Firenze, alley between Palazzo Vecchio and Uffizi

    Before leaving for Italy, I’d talked to many people who had recently visited. I’d studied abroad in Rome, but I am always interested in hearing about the latest things before I go someplace. After talking to everyone, I was surprised by how many people said they loved Florence, but didn’t love Rome. My beloved Rome! What's not to love?

A view of Rome

    But I can see where they’re coming from. Rome is a proper city. It’s big, dirty, living, and organic. It has thousands of years of rubble and trash. It is sprawled across its seven hills and then some. It has its own distinct rioni and in each neighborhood non contemporaneous structures cramp up against one another. It’s a mishmash of history, people, culture, and architecture. There are the posh fenced-in embassies, devout Church members, foreign nationals of diverse backgrounds, and interspersed tourists, and all this creates a true city. Not many people like cities - the grit, grime, and graffiti. Not many people are impressed by a metro train that creaks and groans and is often late. No one likes getting out of the airport onto a beat-up train and seeing industrial complexes, factories, and run-down apartment buildings whose plaster siding is peeling and patched and coated in multicolor spray paint.

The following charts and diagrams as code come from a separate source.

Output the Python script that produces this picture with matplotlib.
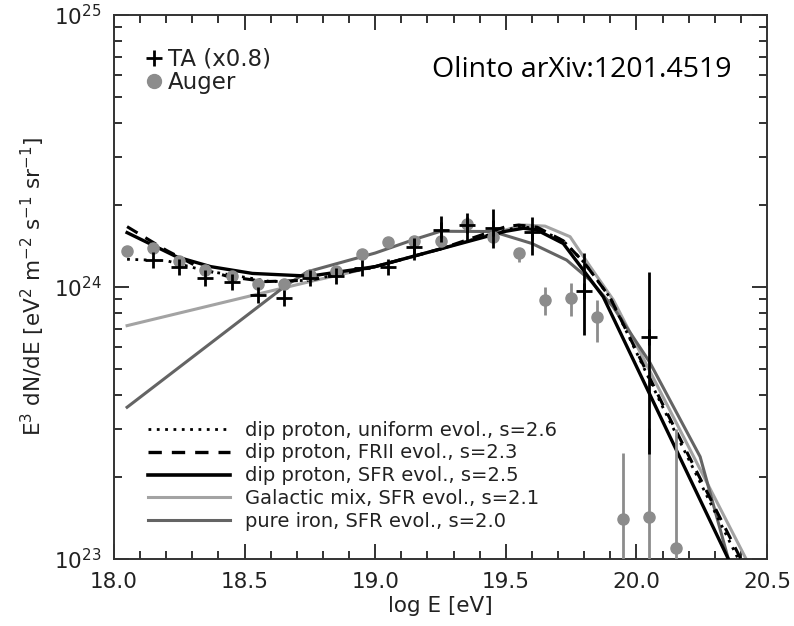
import numpy as np
import matplotlib.pyplot as plt
from matplotlib.lines import Line2D
from matplotlib.ticker import MultipleLocator, LogLocator

# TA data (x0.8), log10 of E^3 dN/dE
ta_logE = [18.15, 18.25, 18.35, 18.45, 18.55, 18.65, 18.75, 18.85, 18.95, 19.05,
           19.15, 19.25, 19.35, 19.45, 19.60, 19.80, 20.05]
ta_logy = [24.099, 24.075, 24.032, 24.020, 23.971, 23.961, 24.032, 24.040, 24.069, 24.075,
           24.148, 24.210, 24.228, 24.216, 24.201, 23.986, 23.817]
ta_lo = [24.099, 24.075, 24.032, 24.020, 23.971, 23.961, 24.032, 24.040, 24.069, 24.075,
         24.100, 24.166, 24.166, 24.142, 24.118, 23.824, 23.386]
ta_hi = [24.099, 24.075, 24.032, 24.020, 23.971, 23.961, 24.032, 24.040, 24.069, 24.075,
         24.180, 24.261, 24.271, 24.286, 24.256, 24.124, 24.056]

# Auger data
au_logE = [18.05, 18.15, 18.25, 18.35, 18.45, 18.55, 18.65, 18.75, 18.85, 18.95, 19.05,
           19.15, 19.25, 19.35, 19.45, 19.55, 19.65, 19.75, 19.85, 19.95, 20.05, 20.15]
au_logy = [24.134, 24.142, 24.096, 24.062, 24.040, 24.011, 24.010, 24.044, 24.059, 24.120, 24.167,
           24.169, 24.169, 24.230, 24.185, 24.124, 23.952, 23.961, 23.891, 23.147, 23.156, 23.039]
au_lo = [24.134, 24.142, 24.096, 24.062, 24.040, 24.011, 24.010, 24.044, 24.059, 24.120, 24.167,
         24.169, 24.169, 24.230, 24.185, 24.093, 23.897, 23.893, 23.799, 22.500, 22.500, 22.500]
au_hi = [24.134, 24.142, 24.096, 24.062, 24.040, 24.011, 24.010, 24.044, 24.059, 24.120, 24.167,
         24.169, 24.169, 24.230, 24.185, 24.143, 24.000, 24.016, 23.952, 23.391, 23.483, 23.478]

# model curves
uni_logE = [18.05, 18.20, 18.35, 18.45, 18.60, 18.75, 19.00, 19.25, 19.50, 19.56, 19.62,
            19.72, 19.80, 19.90, 20.10, 20.39]
uni_logy = [24.102, 24.097, 24.060, 24.044, 24.020, 24.025, 24.075, 24.140, 24.210, 24.222, 24.215,
            24.170, 24.090, 23.960, 23.560, 23.000]

frii_logE = [18.05, 18.20, 18.34, 18.44, 18.58, 18.75, 19.00, 19.25, 19.50, 19.55, 19.62,
             19.72, 19.80, 19.90, 20.10, 20.40]
frii_logy = [24.222, 24.135, 24.065, 24.038, 24.020, 24.025, 24.075, 24.140, 24.222, 24.228, 24.220,
             24.170, 24.090, 23.960, 23.570, 23.000]

sfr_logE = [18.05, 18.24, 18.37, 18.53, 18.66, 18.75, 19.00, 19.25, 19.50, 19.567, 19.618,
            19.72, 19.797, 19.873, 20.352]
sfr_logy = [24.200, 24.111, 24.075, 24.050, 24.044, 24.040, 24.075, 24.140, 24.205, 24.216, 24.210,
            24.160, 24.062, 23.964, 23.000]

gal_logE = [18.05, 18.62, 18.75, 19.00, 19.25, 19.50, 19.567, 19.65, 19.746, 19.823, 19.912, 20.42]
gal_logy = [23.858, 23.990, 24.020, 24.075, 24.140, 24.210, 24.228, 24.224, 24.185, 24.075, 23.952, 23.000]

fe_logE = [18.05, 18.66, 18.74, 19.00, 19.15, 19.25, 19.45, 19.60, 19.733, 19.822, 19.91,
           20.05, 20.244, 20.352]
fe_logy = [23.558, 24.007, 24.056, 24.125, 24.175, 24.205, 24.204, 24.160, 24.099, 24.026, 23.928,
           23.725, 23.376, 23.000]

model_labels = ['dip proton, uniform evol., s=2.6',
                'dip proton, FRII evol., s=2.3',
                'dip proton, SFR evol., s=2.5',
                'Galactic mix, SFR evol., s=2.1',
                'pure iron, SFR evol., s=2.0']

light_gray = '#a3a3a3'
dark_gray = '#646464'
txt = '#222222'

plt.rcParams['font.family'] = 'DejaVu Sans'
fig = plt.figure(figsize=(7.94, 6.26), dpi=100)
ax = fig.add_axes([0.1436, 0.107, 0.8224, 0.869])

p = lambda v: 10 ** np.asarray(v)

ax.plot(gal_logE, p(gal_logy), color=light_gray, lw=2.2, zorder=2)
ax.plot(fe_logE, p(fe_logy), color=dark_gray, lw=2.2, zorder=2)
ax.plot(uni_logE, p(uni_logy), color='black', lw=2.0, ls=(0, (1, 2.0)), zorder=3)
ax.plot(frii_logE, p(frii_logy), color='black', lw=2.2, ls=(0, (4, 3)), zorder=3)
ax.plot(sfr_logE, p(sfr_logy), color='black', lw=2.4, zorder=3)

# Auger
au_y = p(au_logy)
ax.errorbar(au_logE, au_y, yerr=[au_y - p(au_lo), p(au_hi) - au_y], fmt='o',
            color='#8c8c8c', ms=8, elinewidth=2, capsize=0, zorder=4)
# TA
ta_y = p(ta_logy)
ax.errorbar(ta_logE, ta_y, yerr=[ta_y - p(ta_lo), p(ta_hi) - ta_y], fmt='+',
            color='black', ms=11, mew=2, elinewidth=2, capsize=0, zorder=5)

ax.set_xlim(18.0, 20.5)
ax.set_yscale('log')
ax.set_ylim(1e23, 1e25)
ax.xaxis.set_major_locator(MultipleLocator(0.5))
ax.xaxis.set_minor_locator(MultipleLocator(0.1))
ax.xaxis.set_major_formatter(plt.FormatStrFormatter('%.1f'))
ax.yaxis.set_minor_locator(LogLocator(subs=np.arange(2, 10)))
ax.yaxis.set_minor_formatter(plt.NullFormatter())
ax.tick_params(which='both', direction='in', top=True, right=True, colors=txt,
               labelsize=15.5, width=1.3)
ax.tick_params(which='major', length=11, pad=9)
ax.tick_params(which='minor', length=6)
for s in ax.spines.values():
    s.set_color('#333333')
    s.set_linewidth(1.4)

ax.set_xlabel('log E [eV]', fontsize=15.5, color=txt, labelpad=3)
ax.set_ylabel(r'E$^3$ dN/dE [eV$^2$ m$^{-2}$ s$^{-1}$ sr$^{-1}$]', fontsize=15.5,
              color=txt, labelpad=5)

# data legend
data_handles = [Line2D([], [], ls='none', marker='+', color='black', ms=12, mew=2),
                Line2D([], [], ls='none', marker='o', color='#8c8c8c', ms=10)]
leg1 = ax.legend(data_handles, ['TA (x0.8)', 'Auger'], loc='upper left', frameon=False,
                 fontsize=16.5, handlelength=0.7, handletextpad=0.25, labelspacing=0.0,
                 bbox_to_anchor=(0.035, 0.957), borderaxespad=0, labelcolor=txt)
ax.add_artist(leg1)

model_handles = [Line2D([], [], color='black', lw=2.0, ls=(0, (1, 2.0))),
                 Line2D([], [], color='black', lw=2.4, ls=(0, (4, 3))),
                 Line2D([], [], color='black', lw=2.6),
                 Line2D([], [], color=light_gray, lw=2.2),
                 Line2D([], [], color=dark_gray, lw=2.2)]
ax.legend(model_handles, model_labels, loc='lower left', frameon=False, fontsize=14,
          handlelength=4.2, handletextpad=0.8, labelspacing=0.2,
          bbox_to_anchor=(0.04, 0.037), borderaxespad=0, labelcolor=txt)

ax.text(0.487, 0.899, 'Olinto arXiv:1201.4519', transform=ax.transAxes, fontsize=20.5,
        family='Open Sans', color='black', va='center')

fig.savefig('out.png', dpi=100)
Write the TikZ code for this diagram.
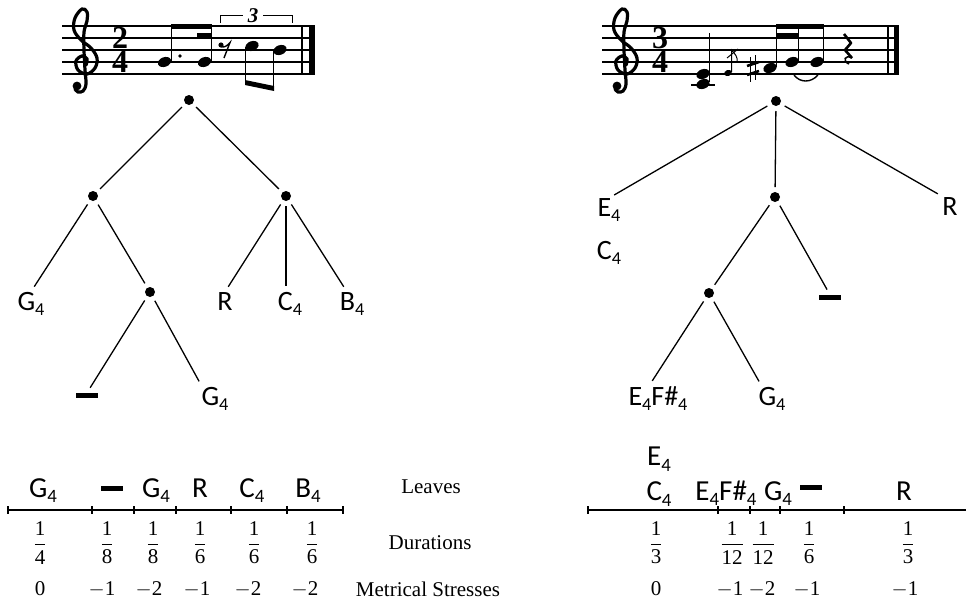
\documentclass[tikz,border=0pt]{standalone}
\usepackage{fontspec}
\usepackage{amsmath}
\setmainfont{Liberation Serif}
\newfontfamily\notefont{Carlito}
\newcommand\treefont{\notefont\fontsize{28}{43}\selectfont}
\newcommand\rowfont{\notefont\fontsize{29}{35}\selectfont}
\newcommand\capfont{\fontsize{21}{25}\selectfont}
\newcommand\pn[2]{#1\raisebox{-.2em}{\scalebox{.65}{#2}}}
\newcommand\hold{\rule{22pt}{5pt}}
\newcommand\fr[2]{$\genfrac{}{}{1.3pt}{0}{\text{#1}}{\text{#2}}$}
\newcommand\nh[2]{\fill[shift={(#1,#2)}, rotate=20] (0,0) ellipse (6.8pt and 4.8pt);}
\newcommand\gclef[1]{%
  \begin{scope}[shift={#1}]
    \draw[line width=3.2pt, line cap=round] plot[smooth, tension=.6] coordinates {(3,3) (4,-3) (-1,-6) (-7,-1) (-5,8) (4,12) (12,6) (14,-4) (8,-14) (-2,-22) (-9,-32) (-8,-44) (-1,-53) (4,-50) (4,-41) (1,-30) (1,-12) (2,8) (3,22) (0,29) (-5,30) (-8,27)};
    \fill (-6,24) circle (4.4pt);
  \end{scope}}

\begin{document}
\begin{tikzpicture}[x=1pt, y=-1pt,
    dot/.style={circle, fill, inner sep=0pt, minimum size=10pt, outer sep=5pt},
    leaf/.style={font=\treefont, inner sep=0pt, anchor=base},
    rowtxt/.style={font=\rowfont, inner sep=0pt, anchor=base},
    captxt/.style={font=\capfont, inner sep=0pt},
    meter/.style={font=\bfseries\fontsize{32}{24.5}\selectfont, inner sep=0pt, align=center},
    branch/.style={line width=1.3pt, shorten >=6pt},
    staffline/.style={line width=1.1pt},
    stem/.style={line width=1.2pt}
    ]
    \useasboundingbox (0,0) rectangle (966,603);

    % left score
    \foreach \y in {26,38,50,62,74} \draw[staffline] (62,\y) -- (315,\y);
    \gclef{(83,62)}
    \node[meter] (lmeter) at (120,50) {2\\4};
    \nh{164.5}{62} \nh{204.5}{62}
    \draw[stem] (171.3,61) -- (171.3,26) (211.3,61) -- (211.3,26);
    \fill (170.7,24) rectangle (211.9,29);
    \fill (197,32.5) rectangle (211.9,37);
    \fill (180,56) circle (1.8pt);
    \fill (221,45) circle (2.6pt);
    \draw[line width=1.4pt] (221,46.5) .. controls (224,48) and (227,46) .. (230,42.5) -- (224,58);
    \draw[line width=1pt] (220,23) -- (220,15) -- (243,15) (263,15) -- (292,15) -- (292,23);
    \node[font=\bfseries\itshape\fontsize{21}{21}\selectfont, inner sep=0pt] (trip) at (253,16) {3};
    \nh{252}{46} \nh{280}{50}
    \draw[stem] (245.6,47) -- (245.6,83) (273.4,51) -- (273.4,89);
    \fill (245,80) -- (274,86) -- (274,91) -- (245,85) -- cycle;
    \draw[line width=1.2pt] (302,26) -- (302,74);
    \fill (309,26) rectangle (315,74);

    % right score
    \foreach \y in {26,38,50,62,74} \draw[staffline] (602,\y) -- (899,\y);
    \gclef{(623,62)}
    \node[meter] (rmeter) at (660,50) {3\\4};
    \draw[staffline] (691,85) -- (715,85);
    \nh{703}{74} \nh{703}{84}
    \draw[stem] (709.4,82) -- (709.4,33);
    \fill[shift={(728,73)}, rotate=20] (0,0) ellipse (4pt and 3pt);
    \draw[line width=1pt] (731.6,72) -- (731.6,50) .. controls (735,54) and (738,57) .. (737,62);
    \draw[line width=1pt] (727,58) -- (738,49);
    \draw[line width=1pt] (750.5,57) -- (750.5,82) (755.5,55) -- (755.5,80);
    \draw[line width=2.6pt] (747,66) -- (759,62) (747,75) -- (759,71);
    \nh{770}{68} \nh{792}{62} \nh{817}{62}
    \draw[stem] (776.4,67) -- (776.4,26) (798.4,61) -- (798.4,26) (823.4,61) -- (823.4,26);
    \fill (775.8,24) rectangle (824,29);
    \fill (775.8,32.5) rectangle (799,37);
    \draw[line width=1.4pt] (794,75) .. controls (800,83) and (811,83) .. (818,75);
    \draw[line width=2.6pt, line join=round] (844,34) -- (851,43) -- (845,50) -- (852,58);
    \draw[line width=1.6pt] (852,58) .. controls (845,54) and (842,61) .. (849,64);
    \draw[line width=1.2pt] (888,26) -- (888,74);
    \fill (894,26) rectangle (899,74);

    % left tree
    \node[dot] (lroot) at (189,100) {};
    \node[dot] (lleft) at (93,196) {};
    \node[dot] (lright) at (286,196) {};
    \node[dot] (linner) at (150,292) {};
    \node[leaf] (lg1) at (31,310) {\pn{G}{4}};
    \node[leaf] (lhold) at (87,398) {\hold};
    \node[leaf] (lg2) at (215,405) {\pn{G}{4}};
    \node[leaf] (lrest) at (225,310) {R};
    \node[leaf] (lc) at (290,310) {\pn{C}{4}};
    \node[leaf] (lb) at (352,310) {\pn{B}{4}};
    \draw[line width=1.3pt] (lroot) -- (lleft) (lroot) -- (lright) (lleft) -- (linner);
    \draw[branch] (lleft) -- (lg1.north);
    \draw[branch] (linner) -- (lhold.north);
    \draw[branch] (linner) -- ([xshift=-13pt]lg2.north);
    \draw[branch] (lright) -- (lrest.north);
    \draw[branch] (lright) -- ([xshift=-4pt]lc.north);
    \draw[branch] (lright) -- ([xshift=-5pt]lb.north);

    % right tree
    \node[dot] (rroot) at (776,101) {};
    \node[dot] (rmid) at (775,197) {};
    \node[dot] (rinner) at (709,293) {};
    \node[leaf, anchor=north, align=center] (rec) at (609,198) {\pn{E}{4}\\\pn{C}{4}};
    \node[leaf] (rrest) at (950,215) {R};
    \node[leaf] (rhold) at (830,300) {\hold};
    \node[leaf] (ref) at (658,405) {\pn{E}{4}\pn{F\#}{4}};
    \node[leaf] (rg) at (772,405) {\pn{G}{4}};
    \draw[line width=1.3pt] (rroot) -- (rmid) (rmid) -- (rinner);
    \draw[branch] (rroot) -- (rec.north);
    \draw[branch] (rroot) -- ([xshift=-7pt]rrest.north);
    \draw[branch] (rmid) -- (rhold.north);
    \draw[branch] (rinner) -- ([xshift=-9pt]ref.north);
    \draw[branch] (rinner) -- ([xshift=-10pt]rg.north);

    % left table
    \draw[line width=1.2pt] (8,510) -- (343,510);
    \foreach \x in {8,92,134,176,231,287,343} \draw[line width=1.2pt] (\x,506) -- (\x,514);
    \foreach \x/\t [count=\i] in {43/\pn{G}{4},156/\pn{G}{4},200/R,252/\pn{C}{4},308/\pn{B}{4}}
      \node[rowtxt] (lv\i) at (\x,497) {\t};
    \node[rowtxt] (lvhold) at (112,491) {\hold};
    \foreach \x/\d [count=\i] in {40/4,107/8,153/8,200/6,254/6,312/6}
      \node[captxt] (ld\i) at (\x,543) {\fr{1}{\d}};
    \foreach \x/\s [count=\i] in {40/0,102/$-$1,149/$-$2,197/$-$1,248/$-$2,305/$-$2}
      \node[captxt] (ls\i) at (\x,589) {\s};

    % captions
    \node[captxt] (leaves) at (431,487) {Leaves};
    \node[captxt] (durs) at (430,543) {Durations};
    \node[captxt] (stress) at (428,589) {Metrical Stresses};

    % right table
    \draw[line width=1.2pt] (588,510) -- (966,510);
    \foreach \x in {588,718,750,780,844} \draw[line width=1.2pt] (\x,506) -- (\x,514);
    \node[rowtxt, anchor=north, align=center] (rv1) at (659,447) {\pn{E}{4}\\\pn{C}{4}};
    \foreach \x/\t [count=\i from 2] in {726/\pn{E}{4}\pn{F\#}{4},778/\pn{G}{4},904/R}
      \node[rowtxt] (rv\i) at (\x,500) {\t};
    \node[rowtxt] (rvhold) at (811,490) {\hold};
    \foreach \x/\d [count=\i] in {656/3,732/12,763/12,809/6,908/3}
      \node[captxt] (rd\i) at (\x,543) {\fr{1}{\d}};
    \foreach \x/\s [count=\i] in {656/0,730/$-$1,762/$-$2,807/$-$1,905/$-$1}
      \node[captxt] (rs\i) at (\x,589) {\s};
\end{tikzpicture}
\end{document}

    Rome is messy. Rome is real. I get why some people don’t love it. Especially when vacationing, you want to escape daily reality. You want to see something idyllic, preserved, and comforting. Hence why tourists flock to Florence. Firenze, as it’s known in Italian, is as pretty as its name printed on paper. Firenze is clean, impeccably preserved, and pedestrian-friendly in its compact downtown where one alley leads to another historical sight, polished and pressure-washed for admiring eyes.

Piazza della Signoria in Firenze

    Firenze is the Disney World of the Renaissance, and if you want to stroll around cobblestone streets for days finding one beautiful and significant work of Renaissance art and architecture after another, then Firenze is the place for you. It embodies one of the founding principles of the Renaissance: the pursuit of the ideal, whether it’s art, food, or Tuscan charm. Gloss over the brutality of Renaissance politics and preserve the sumptuous power of Firenze’s ruling families and the Church and you have exactly what Firenze looks like today: streets swept and washed; merchants and maitre d’s calling out in English, Mandarin, and Italian; leather shops advertising sconti and bargains; and ticket offices where they charge €1 per bathroom visit on every block.

    Firenze is like Disney World. It’s nice and neat, and everything you want in a vacation, but I would take Rome any day.